INNER DRIVE NOW RUNS ON GREEN ENERGY
Trade the trusty treadmill for laps of your local park to chase down weight loss that you can sustain in the long term. Lace up
The hardest part of any workout is getting started, as the aphorism goes. But as anyone who has embarked on a new fitness regimen only to find themselves burned out and bored by the second week knows, some days the ‘getting started’ part can feel pretty damn difficult.
It’s easy to lose motivation when hitting the gym is not exactly your number-one priority (and it’s not ours either, despite the subject occupying many of the magazine’s pages), but don’t lose faith. The remedy for your waning workout commitment could be right on your doorstep – or a few steps away from it, to be precise.

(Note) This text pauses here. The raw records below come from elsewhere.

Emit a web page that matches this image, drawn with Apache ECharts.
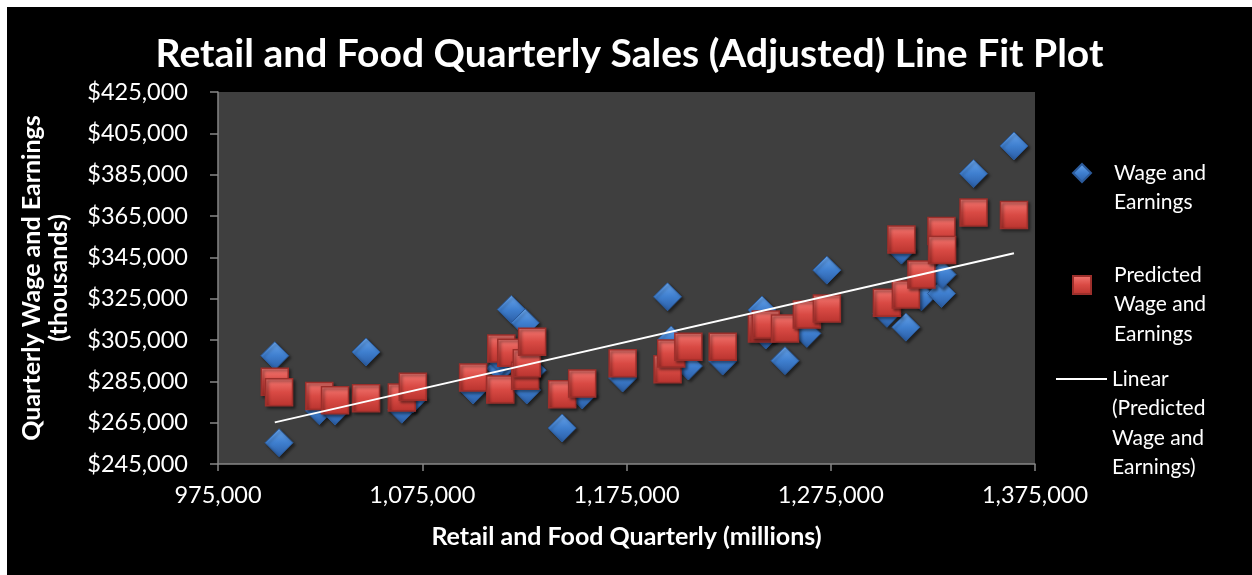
<!DOCTYPE html>
<html><head><meta charset="utf-8">
<script src="https://cdn.jsdelivr.net/npm/echarts@6/dist/echarts.min.js"></script>
<style>
html,body{margin:0;padding:0;background:#fff;width:1252px;height:575px;overflow:hidden}
#c{position:absolute;left:7px;top:7px;width:1245px;height:568px;background:#000}
</style>
</head><body><div id="c"></div>
<script>
// ---- data ----
const retailSales = [1002800,1004900,1024600,1032300,1047500,1065000,1070400,1099900,1113200,1113700,
  1118600,1125400,1126200,1128800,1143500,1153300,1173100,1195100,1196900,1205300,
  1222100,1241300,1243200,1252600,1263300,1273100,1302500,1309600,1311800,1319400,
  1329200,1329500,1344900,1364700];
const wageActual = [297400,255300,270800,270600,299200,271500,276500,280800,291300,295300,
  319800,313300,280800,290400,262400,278400,286600,325900,305000,292400,
  294800,319500,307400,295000,308200,338800,317900,348500,311200,325900,
  327500,336700,385500,398900];
const wagePredicted = [284800,279700,277900,275900,276800,277200,282400,286900,281100,300900,
  298800,287700,293700,304100,278700,284000,293700,290800,298500,301700,
  301700,310600,312500,310600,317300,320200,323000,353600,327000,336700,
  357700,348500,366700,365500];
const xTicks = [975000,1075000,1175000,1275000,1375000];
const yTicks = [245000,265000,285000,305000,325000,345000,365000,385000,405000,425000];
const seriesNames = ['Wage and Earnings','Predicted Wage and Earnings','Linear (Predicted Wage and Earnings)'];
const legendLines = [['Wage and','Earnings'],['Predicted','Wage and','Earnings'],['Linear','(Predicted','Wage and','Earnings)']];

// ---- helpers ----
const FONT = 'Lato';
function fmt(v){ return String(v).replace(/\B(?=(\d{3})+(?!\d))/g, ','); }
function linFit(xs, ys){
  const n = xs.length;
  let mx=0,my=0; for(let i=0;i<n;i++){mx+=xs[i];my+=ys[i];} mx/=n; my/=n;
  let sxx=0,sxy=0; for(let i=0;i<n;i++){sxx+=(xs[i]-mx)*(xs[i]-mx); sxy+=(xs[i]-mx)*(ys[i]-my);}
  const b=sxy/sxx, a=my-b*mx; return {a,b};
}
const fit = linFit(retailSales, wagePredicted);
const xMin = Math.min(...retailSales), xMax = Math.max(...retailSales);
const trend = [[xMin, fit.a+fit.b*xMin],[xMax, fit.a+fit.b*xMax]];

const blueFill = new echarts.graphic.LinearGradient(0,0,0,1,[{offset:0,color:'#6aa6ec'},{offset:0.5,color:'#3f7fcf'},{offset:1,color:'#2a5ca3'}]);
const redFill = new echarts.graphic.LinearGradient(0,0,0,1,[{offset:0,color:'#f47a74'},{offset:0.5,color:'#d94a44'},{offset:1,color:'#b8332e'}]);

const LH = 29.5;
function mkLegend(i, left, top, iw, ih, spacer, padLeft, icon){
  const item = icon ? {name:seriesNames[i], icon} : seriesNames[i];
  return {
    data:[item], left, top, padding:0, orient:'vertical', selectedMode:false,
    itemWidth:iw, itemHeight:ih,
    formatter: () => '{s| }\n' + legendLines[i].map(t => '{t|' + t + '}').join('\n'),
    textStyle:{
      color:'#fff', fontFamily:FONT, fontSize:21, padding:[0,0,0,padLeft],
      rich:{
        s:{fontSize:4, lineHeight:spacer, height:spacer},
        t:{color:'#fff', fontFamily:FONT, fontSize:21, lineHeight:LH}
      }
    }
  };
}

const chart = echarts.init(document.getElementById('c'), null, {renderer:'canvas'});
chart.setOption({
  backgroundColor:'#000',
  animation:false,
  title:{
    text:'Retail and Food Quarterly Sales (Adjusted) Line Fit Plot',
    left:'center', top:23,
    textStyle:{color:'#fff', fontFamily:FONT, fontWeight:'bold', fontSize:39}
  },
  grid:{left:211, top:85, width:817, height:372, show:true, backgroundColor:'#3f3f3f', borderWidth:0},
  xAxis:{
    type:'value', min:975000, max:1375000,
    name:'Retail and Food Quarterly (millions)', nameLocation:'middle', nameGap:60,
    nameTextStyle:{color:'#fff', fontFamily:FONT, fontWeight:'bold', fontSize:25},
    axisLine:{show:true, lineStyle:{color:'#868686', width:1.5}},
    axisTick:{show:true, length:7, customValues:xTicks, lineStyle:{color:'#868686', width:1.5}},
    axisLabel:{color:'#fff', fontFamily:FONT, fontSize:23.5, margin:19, customValues:xTicks, formatter:v=>fmt(v)},
    splitLine:{show:false}
  },
  yAxis:{
    type:'value', min:245000, max:425000,
    name:'Quarterly Wage and Earnings\n(thousands)', nameLocation:'middle', nameGap:146,
    nameTextStyle:{color:'#fff', fontFamily:FONT, fontWeight:'bold', fontSize:25, lineHeight:27},
    axisLine:{show:true, lineStyle:{color:'#868686', width:1.5}},
    axisTick:{show:true, length:8, customValues:yTicks, lineStyle:{color:'#868686', width:1.5}},
    axisLabel:{color:'#fff', fontFamily:FONT, fontSize:23.5, margin:30, customValues:yTicks, formatter:v=>'$'+fmt(v)},
    splitLine:{show:false}
  },
  legend:[
    mkLegend(0, 1065, 121.75, 18, 18, 29.5, 18),
    mkLegend(1, 1065, 214.25, 18, 18, 39, 18),
    mkLegend(2, 1049, 268.75, 51, 2, 88.5, 0, 'rect')
  ],
  series:[
    {name:seriesNames[0], type:'scatter', symbol:'diamond', symbolSize:28,
     data: retailSales.map((x,i)=>[x, wageActual[i]]),
     itemStyle:{color:blueFill, borderColor:'#2b5a9a', borderWidth:1, shadowBlur:3, shadowOffsetX:2, shadowOffsetY:2, shadowColor:'rgba(0,0,0,0.5)', opacity:1},
     emphasis:{disabled:true}},
    {name:seriesNames[1], type:'scatter', symbol:'rect', symbolSize:27,
     data: retailSales.map((x,i)=>[x, wagePredicted[i]]),
     itemStyle:{color:redFill, borderColor:'#9c2f2b', borderWidth:1.5, shadowBlur:3, shadowOffsetX:2, shadowOffsetY:2, shadowColor:'rgba(0,0,0,0.5)', opacity:1},
     emphasis:{disabled:true}},
    {name:seriesNames[2], type:'line', symbol:'none', data:trend,
     lineStyle:{color:'#fff', width:2}, itemStyle:{color:'#fff'}, emphasis:{disabled:true}, z:5}
  ]
});
</script></body></html>
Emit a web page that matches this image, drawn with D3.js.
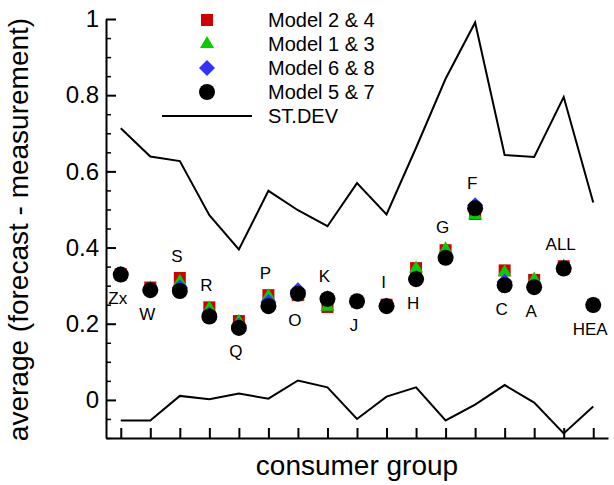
<!DOCTYPE html>
<html>
<head>
<meta charset="utf-8">
<script src="https://cdn.jsdelivr.net/npm/d3@7"></script>
<style>
  html, body { margin: 0; padding: 0; background: #fff; }
  svg { display: block; font-family: "Liberation Sans", Arial, Helvetica, sans-serif; }
</style>
</head>
<body>
<svg id="chart" width="614" height="485"></svg>
<script>
// Consumer groups along the x axis
const categories = ['Zx','W','S','R','Q','P','O','K','J','I','H','G','F','C','A','ALL','HEA'];

// Average (forecast - measurement) per model pair
const model24 = [0.330, 0.295, 0.320, 0.243, 0.207, 0.275, 0.275, 0.244, 0.258, 0.250, 0.346, 0.393, 0.488, 0.340, 0.315, 0.351, 0.250];
const model13 = [0.330, 0.293, 0.310, 0.240, 0.205, 0.272, 0.272, 0.245, 0.258, 0.248, 0.345, 0.395, 0.485, 0.335, 0.316, 0.350, 0.250];
const model68 = [0.330, 0.290, 0.295, 0.225, 0.195, 0.257, 0.288, 0.267, 0.258, 0.247, 0.320, 0.375, 0.511, 0.310, 0.298, 0.346, 0.250];
const model57 = [0.329, 0.288, 0.286, 0.219, 0.189, 0.246, 0.279, 0.265, 0.259, 0.246, 0.317, 0.373, 0.503, 0.301, 0.296, 0.345, 0.249];

// Standard deviation envelope (upper and lower curves)
const stdevUpper = [0.713, 0.639, 0.627, 0.485, 0.395, 0.549, 0.498, 0.456, 0.569, 0.487, 0.662, 0.843, 0.991, 0.643, 0.638, 0.795, 0.518];
const stdevLower = [-0.054, -0.054, 0.0105, 0.0016, 0.0166, 0.0034, 0.051, 0.033, -0.050, 0.0087, 0.033, -0.054, -0.0124, 0.039, -0.007, -0.088, -0.0176];

// Which side of its markers each group label sits on
const labelSide = ['below','below','above','above','below','above','below','above','below','above','below','above','above','below','below','above','below'];

const yTicks = [0, 0.2, 0.4, 0.6, 0.8, 1];
const legendLabels = ['Model 2 & 4', 'Model 1 & 3', 'Model 6 & 8', 'Model 5 & 7', 'ST.DEV'];

const svg = d3.select('#chart');
const plotLeft = 106, plotRight = 608, plotTop = 19, plotBottom = 438;

const x = d3.scalePoint().domain(categories).range([plotLeft, plotRight]).padding(0.5);
const y = d3.scaleLinear().domain([-0.1, 1.0]).range([plotBottom, plotTop]);

// Y axis: inward major ticks with labels, inward minor ticks
const minorTicks = d3.range(-0.1, 1.0001, 0.05).map(v => +v.toFixed(2)).filter(v => !yTicks.some(t => Math.abs(t - v) < 1e-6));
const yMinor = svg.append('g').attr('transform', `translate(${plotLeft},0)`)
  .call(d3.axisLeft(y).tickValues(minorTicks).tickSizeInner(-5).tickSizeOuter(0).tickFormat(''));
yMinor.select('.domain').remove();
yMinor.selectAll('line').attr('stroke', '#000').attr('stroke-width', 1.5);

const yAxis = svg.append('g').attr('transform', `translate(${plotLeft},0)`)
  .call(d3.axisLeft(y).tickValues(yTicks).tickSizeInner(-10).tickSizeOuter(0).tickPadding(7).tickFormat(d3.format('~g')));
yAxis.select('.domain').attr('stroke', '#000').attr('stroke-width', 2);
yAxis.selectAll('line').attr('stroke', '#000').attr('stroke-width', 2);
yAxis.selectAll('text').attr('font-size', 24).attr('fill', '#000')
  .attr('font-family', '"Liberation Sans", Arial, sans-serif');

// X axis: inward ticks, no tick labels
const xAxis = svg.append('g').attr('transform', `translate(0,${plotBottom})`)
  .call(d3.axisBottom(x).tickSizeInner(-10).tickSizeOuter(0).tickFormat(''));
xAxis.select('.domain').attr('stroke', '#000').attr('stroke-width', 2);
xAxis.selectAll('line').attr('stroke', '#000').attr('stroke-width', 2);

// Axis titles
svg.append('text')
  .attr('transform', `translate(28,${(plotTop + plotBottom) / 2 + 1}) rotate(-90)`)
  .attr('text-anchor', 'middle').attr('font-size', 28).attr('fill', '#000')
  .text('average (forecast - measurement)');
svg.append('text')
  .attr('x', (plotLeft + plotRight) / 2).attr('y', 475)
  .attr('text-anchor', 'middle').attr('font-size', 28).attr('fill', '#000')
  .text('consumer group');

// ST.DEV curves
const line = d3.line().x((d, i) => x(categories[i])).y(d => y(d));
[stdevUpper, stdevLower].forEach(s => {
  svg.append('path').datum(s).attr('d', line)
    .attr('fill', 'none').attr('stroke', '#000').attr('stroke-width', 2).attr('stroke-linejoin', 'miter');
});

// Marker styles
const markers = [
  { values: model24, fill: '#d00000', path: d3.symbol().type(d3.symbolSquare).size(144)(), rot: 0 },
  { values: model13, fill: '#00d000', path: d3.symbol().type(d3.symbolTriangle).size(85)(), rot: 0 },
  { values: model68, fill: '#3333ff', path: d3.symbol().type(d3.symbolSquare).size(128)(), rot: 45 },
  { values: model57, fill: '#000000', path: d3.symbol().type(d3.symbolCircle).size(201)(), rot: 0 }
];

markers.forEach(m => {
  svg.append('g').selectAll('path').data(m.values).join('path')
    .attr('d', m.path)
    .attr('transform', (d, i) => `translate(${x(categories[i])},${y(d)}) rotate(${m.rot})`)
    .attr('fill', m.fill);
});

// Group labels above or below the marker cluster
svg.append('g').selectAll('text').data(categories).join('text')
  .attr('x', (d, i) => x(d) - 3)
  .attr('y', (d, i) => {
    const vals = [model24[i], model13[i], model68[i], model57[i]];
    return labelSide[i] === 'above' ? y(d3.max(vals)) - 22 : y(d3.min(vals)) + 24;
  })
  .attr('dominant-baseline', 'central')
  .attr('text-anchor', 'middle').attr('font-size', 17).attr('fill', '#000')
  .text(d => d);

// Legend
const legend = svg.append('g');
const legX = 207, legTextX = 268, legY0 = 20, legStep = 24;
markers.forEach((m, i) => {
  legend.append('path').attr('d', m.path)
    .attr('transform', `translate(${legX},${legY0 + i * legStep}) rotate(${m.rot})`)
    .attr('fill', m.fill);
});
legend.append('line')
  .attr('x1', 162).attr('x2', 252)
  .attr('y1', legY0 + 4 * legStep).attr('y2', legY0 + 4 * legStep)
  .attr('stroke', '#000').attr('stroke-width', 2);
legend.selectAll('text').data(legendLabels).join('text')
  .attr('x', legTextX).attr('y', (d, i) => legY0 + i * legStep)
  .attr('dominant-baseline', 'central')
  .attr('font-size', 20).attr('fill', '#000')
  .text(d => d);
</script>
</body>
</html>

Researchers at the Université de Sherbrooke in Canada asked a group of participants to complete an hour-long cardio and weighttraining workout, three times per week. Half of the group sweated out their sessions in a conventional gym setting, while the rest of them tackled the programme in the great outdoors. At the end of the 12-week experiment, the open-air group had missed notably fewer workouts than those confined within four walls, attending an impressive
97% of their training sessions.
Unlike members of the indoor group, who experienced a dip in motivation as the weeks rolled by, the green team remained raring to go throughout. The researchers found that they were also more active for the rest of the day than their gym-shackled counterparts and reported greater levels of tranquility, presumably because they didn’t have to wipe someone else’s sweat off the equipment before starting their run.
So, if your desire to get moving desperately needs a reboot, take full advantage of the warmer weather and shift your workout outdoors, where grassroots gains are ripe for the picking.